Catch one of the most active small bodies in the solar system during a rare superoutburst.
A comet infamous for its explosive personality has been in near-continuous outburst since September 25th. The brightness of Comet 29P/Schwassmann-Wachmann is steadily rising, and it now appears as a tiny, 11th-magnitude object easily visible in 8-inch and larger telescopes. If you've never seen a comet masquerade as a star-like planetary nebula, don't pass up the chance — look soon. As the outburst evolves the comet's coma will expand but also fade.
Timing and location couldn't be better, with the comet just 1.3° south-southeast of the easy, naked-eye star Iota (ι) Aurigae and standing at the threshold of a copious viewing window. Best viewing starts around 10:30 p.m. local daylight time and lasts till dawn. I caught 29P on Tuesday night, September 28th at 10:15 p.m. CDT, 45 minutes before the last-quarter Moon rose.
Although just 12° altitude, I spotted the suspected comet in my 15-inch Dob even at the lowest magnification of 64×. At a casual glance, it looked exactly like a star, but with averted vision I could see a small, faint coma enrobing the bright false nucleus. Lucky or not, 29P was involved with a 13th-magnitude star some 12″ to its east at the time. When I looked again just before moonrise, it had parted company.
Due to low altitude, I couldn't make out more detail, just a super-compact, bright coma with a degree of condensation (DC) of 8 on a scale of 0 to 9, from least to most concentrated. I'm as eager as you are to get the scope out again for another look. The comet may continue to flare and brighten or begin its inevitable dimming. To see night-to-night changes in a celestial object is one of the reasons comets are so fun to observe.
Many comets have outbursts, but 29P is unique because it averages 7.3 outbursts a year! Typically, two or three per apparition are visible in amateur telescopes. Normally a 16th-magnitude object, a blow-up can vault this comet from obscurity to as bright as 10th magnitude. It orbits a fair bit beyond Jupiter with a period of 14.7 years, and as comets go, it's enormous with a diameter of 60.4 ± 7.4 kilometers. Frankly, to see any comet at such an incredible distance is not only amazing but an indication of just how powerful the current outburst must be.

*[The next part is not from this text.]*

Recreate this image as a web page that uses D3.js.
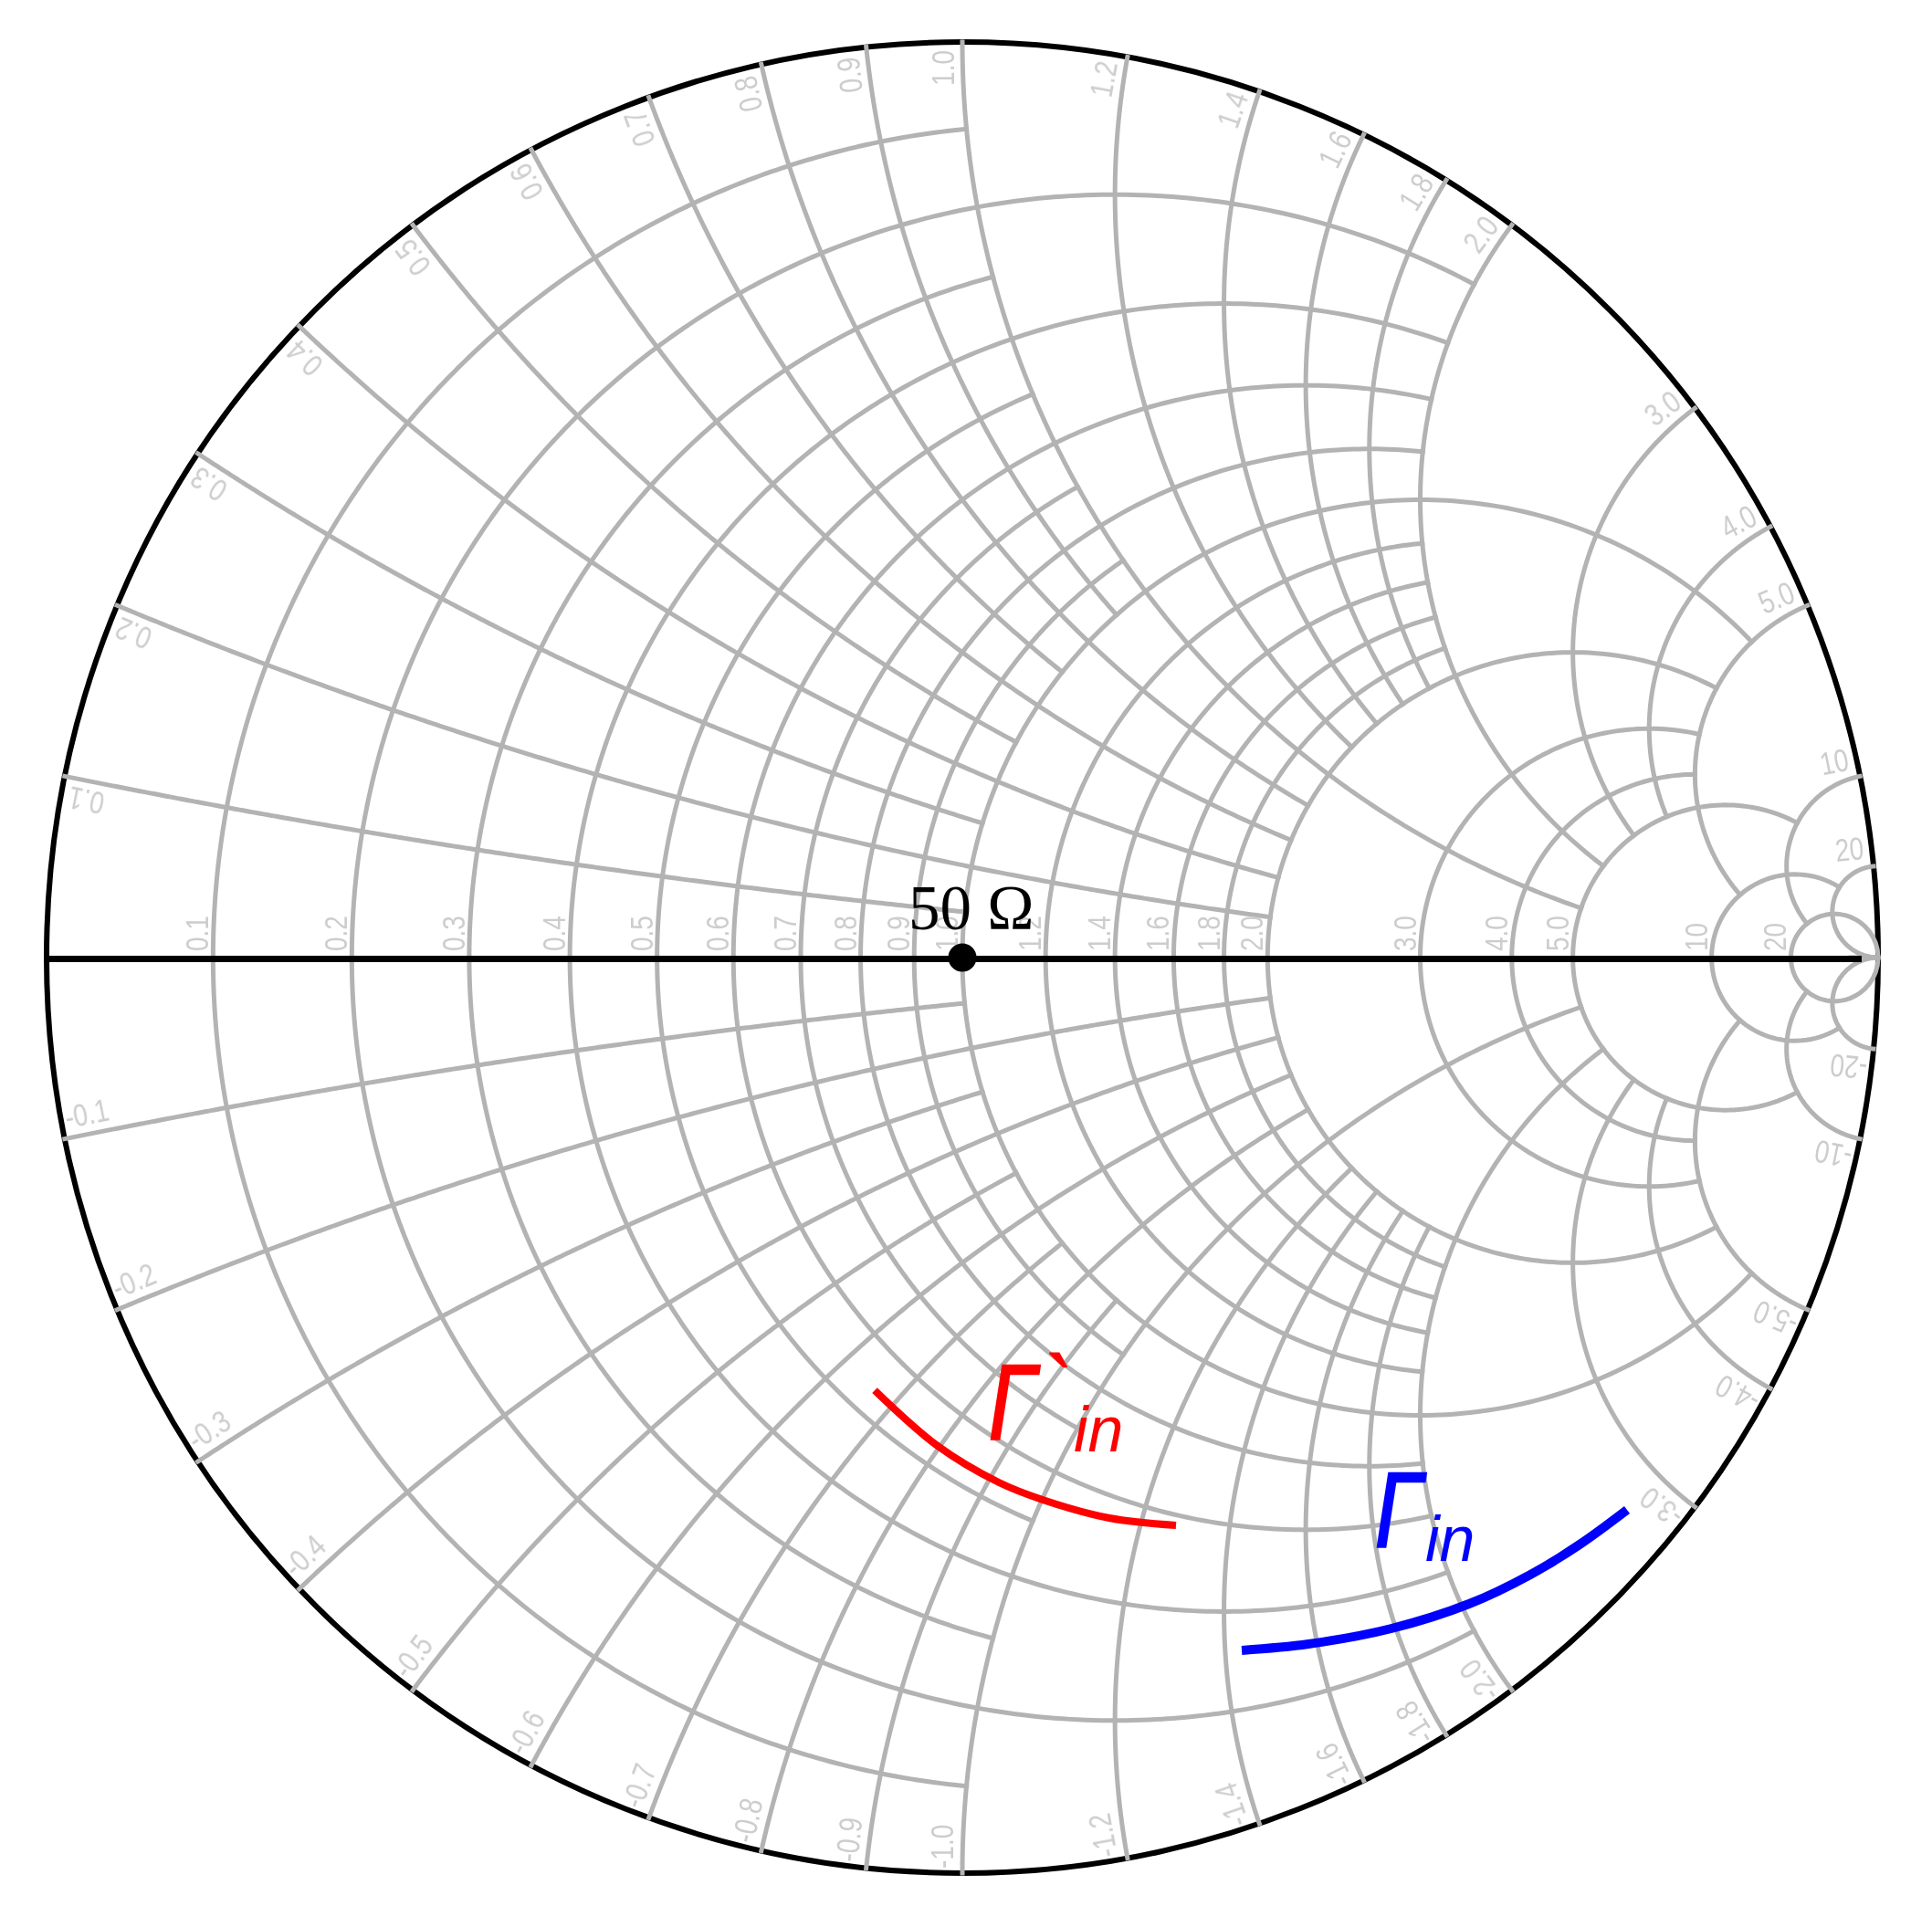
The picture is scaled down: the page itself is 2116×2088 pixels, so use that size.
<!DOCTYPE html>
<html>
<head>
<meta charset="utf-8">
<style>html,body{margin:0;padding:0;background:#fff}svg{display:block}</style>
<script src="https://cdn.jsdelivr.net/npm/d3@7/dist/d3.min.js"></script>
</head>
<body>
<svg id="chart" width="2116" height="2088"></svg>
<script>
// Grid values (normalised resistance / reactance) and where each arc stops
const gridValues = [0.1,0.2,0.3,0.4,0.5,0.6,0.7,0.8,0.9,1,1.2,1.4,1.6,1.8,2,3,4,5,10,20];
const gridLimits = [1,2,1,2,1,2,1,2,1,5,2,2,2,2,5,5,5,10,20,Infinity];
const gridLabels = ["0.1","0.2","0.3","0.4","0.5","0.6","0.7","0.8","0.9","1.0","1.2","1.4","1.6","1.8","2.0","3.0","4.0","5.0","10","20"];
// Traces, read as reflection coefficient (real, imaginary)
const gammaPrimeRe = [-0.0957,-0.0269,0.0399,0.0877,0.1605,0.2333];
const gammaPrimeIm = [-0.4726,-0.5334,-0.5733,-0.5922,-0.6122,-0.6202];
const gammaRe = [0.3051,0.3779,0.4686,0.5533,0.6201,0.6740,0.7258];
const gammaIm = [-0.7567,-0.7498,-0.7328,-0.7059,-0.6740,-0.6411,-0.6032];

const cx = 1054, cy = 1049, R = 1003;
const sx = d3.scaleLinear().domain([-1,1]).range([cx-R,cx+R]);
const sy = d3.scaleLinear().domain([-1,1]).range([cy+R,cy-R]);
const GRID = "#b3b3b3", LABEL = "#cdcdcd";

const gamma = (r,x) => {
  const d = (r+1)*(r+1)+x*x;
  return [(r*r+x*x-1)/d, 2*x/d];
};
// walks t over a bounded interval so that the arc is sampled evenly up to its limit
const warp = (limit,t) => {
  const U = limit === Infinity ? 0.9995 : limit/(1+limit);
  const u = U*t; return u/(1-u);
};
const path = d3.line().x(d=>sx(d[0])).y(d=>sy(d[1]));
const steps = d3.range(0,1.00001,1/260);

const svg = d3.select("#chart");
svg.append("rect").attr("width",2116).attr("height",2088).attr("fill","#fff");
const defs = svg.append("defs");
defs.append("filter").attr("id","soft").append("feGaussianBlur").attr("stdDeviation",0.7);

// outer rim
svg.append("circle").attr("cx",sx(0)).attr("cy",sy(0)).attr("r",R)
  .attr("fill","none").attr("stroke","#000").attr("stroke-width",6);

const grid = svg.append("g").attr("fill","none").attr("stroke",GRID)
  .attr("stroke-width",5).attr("stroke-linecap","square");

gridValues.forEach((v,i)=>{
  const lim = gridLimits[i];
  // constant resistance arc, both signs of reactance
  grid.append("path").attr("d",path(steps.map(t=>gamma(v,warp(lim,t)))));
  grid.append("path").attr("d",path(steps.map(t=>gamma(v,-warp(lim,t)))));
  // constant reactance arcs
  grid.append("path").attr("d",path(steps.map(t=>gamma(warp(lim,t),v))));
  grid.append("path").attr("d",path(steps.map(t=>gamma(warp(lim,t),-v))));
});
grid.append("line").attr("x1",sx(0.97)).attr("x2",sx(1)).attr("y1",sy(0)).attr("y2",sy(0));

// real axis
svg.append("line").attr("x1",sx(-1)).attr("x2",sx(0.982)).attr("y1",sy(0)+1.5).attr("y2",sy(0)+1.5)
  .attr("stroke","#000").attr("stroke-width",7);

// axis labels for resistance circles
const labels = svg.append("g").attr("font-family","'Liberation Sans',Arial,sans-serif")
  .attr("font-size",28).attr("fill",LABEL).attr("filter","url(#soft)");
gridValues.forEach((v,i)=>{
  const g = gamma(v,0);
  labels.append("text").text(gridLabels[i])
    .attr("transform",`translate(${sx(g[0])-5},${sy(0)-7}) rotate(-90) scale(1,1.25)`);
});
// rim labels for reactance arcs
gridValues.forEach((v,i)=>{
  const g = gamma(0,v);
  const th = Math.atan2(g[1],g[0])*180/Math.PI;
  const px = sx(g[0]), py = sy(g[1]);
  labels.append("text").text(gridLabels[i]).attr("text-anchor","end")
    .attr("transform",`translate(${px},${py}) rotate(${-th}) translate(-9,-9) scale(1,1.25)`);
  labels.append("text").text("-"+gridLabels[i]).attr("text-anchor","start")
    .attr("transform",`translate(${px},${sy(-g[1])}) rotate(${-(180-th)}) translate(5,-10) scale(1,1.25)`);
});

// centre point and label
svg.append("circle").attr("cx",sx(0)).attr("cy",sy(0)).attr("r",15.5).attr("fill","#000");
svg.append("text").text("50 Ω").attr("x",995).attr("y",1018)
  .attr("font-family","'Liberation Serif','Times New Roman',serif").attr("font-size",69).attr("fill","#000");

// traces
const trace = d3.line().x(d=>sx(d[0])).y(d=>sy(d[1])).curve(d3.curveCatmullRom);
svg.append("path").attr("d",trace(d3.zip(gammaPrimeRe,gammaPrimeIm)))
  .attr("fill","none").attr("stroke","#ff0000").attr("stroke-width",8);
svg.append("path").attr("d",trace(d3.zip(gammaRe,gammaIm)))
  .attr("fill","none").attr("stroke","#0000ff").attr("stroke-width",10);

// trace labels
const tl = svg.append("g").attr("font-family","'Liberation Sans',Arial,sans-serif").attr("font-style","italic");
tl.append("text").text("Γ").attr("transform","translate(1083,1577) scale(0.84,1.06)").attr("font-size",110)
  .attr("fill","#ff0000").attr("stroke","#ff0000").attr("stroke-width",2.5);
tl.append("text").text("`").attr("x",1142).attr("y",1562).attr("font-size",110).attr("fill","#ff0000");
tl.append("text").text("in").attr("x",1176).attr("y",1590).attr("font-size",70).attr("fill","#ff0000");
tl.append("text").text("Γ").attr("transform","translate(1506,1695) scale(0.84,1.06)").attr("font-size",110)
  .attr("fill","#0000ff").attr("stroke","#0000ff").attr("stroke-width",2.5);
tl.append("text").text("in").attr("x",1561).attr("y",1710).attr("font-size",70).attr("fill","#0000ff");
</script>
</body>
</html>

Richard Miles, with the British Astronomical Association (BAA), is the project lead on the MISSION 29P, a clearinghouse devoted to news and observations of the comet with the hope of better understanding the underlying cause of its tumultuous outbursts. Miles suspects that the object may have undergone four successive outbursts, with "each subsequent event triggering the next" during the current flare-up. Another good resource for current comet happenings is the Comets Mailing List.
Water ice, an important volatile that drives activity in many comets, is virtually inert at 29P's distance. Instead, vaporizing carbon monoxide ice appears to be the key driver of its regular outbursts. Based on data obtained largely by amateur astronomers, Miles describes the outbursts as cryovolcanoes that erupt explosively after carbon monoxide and methane, under pressure beneath the comet's crust melt, mix and release energy. Solar heating causes the crust above these spots to give way, explosively releasing gases along with up to a million tons of dust and debris at a shot. Think of popping the cork on a bottle of champagne. Because 29P is a large comet, its gravity temporarily reseals the "wound" until another cycle begins.
As described in the September 2021 issue of Sky & Telescope magazine, there's currently a multi-wavelength campaign to observe this comet. You're encouraged to share your observations at the 29P/ S-W 1 Observations page.
Wishing you clear skies so you can witness 29P's delightful and instructive volatility!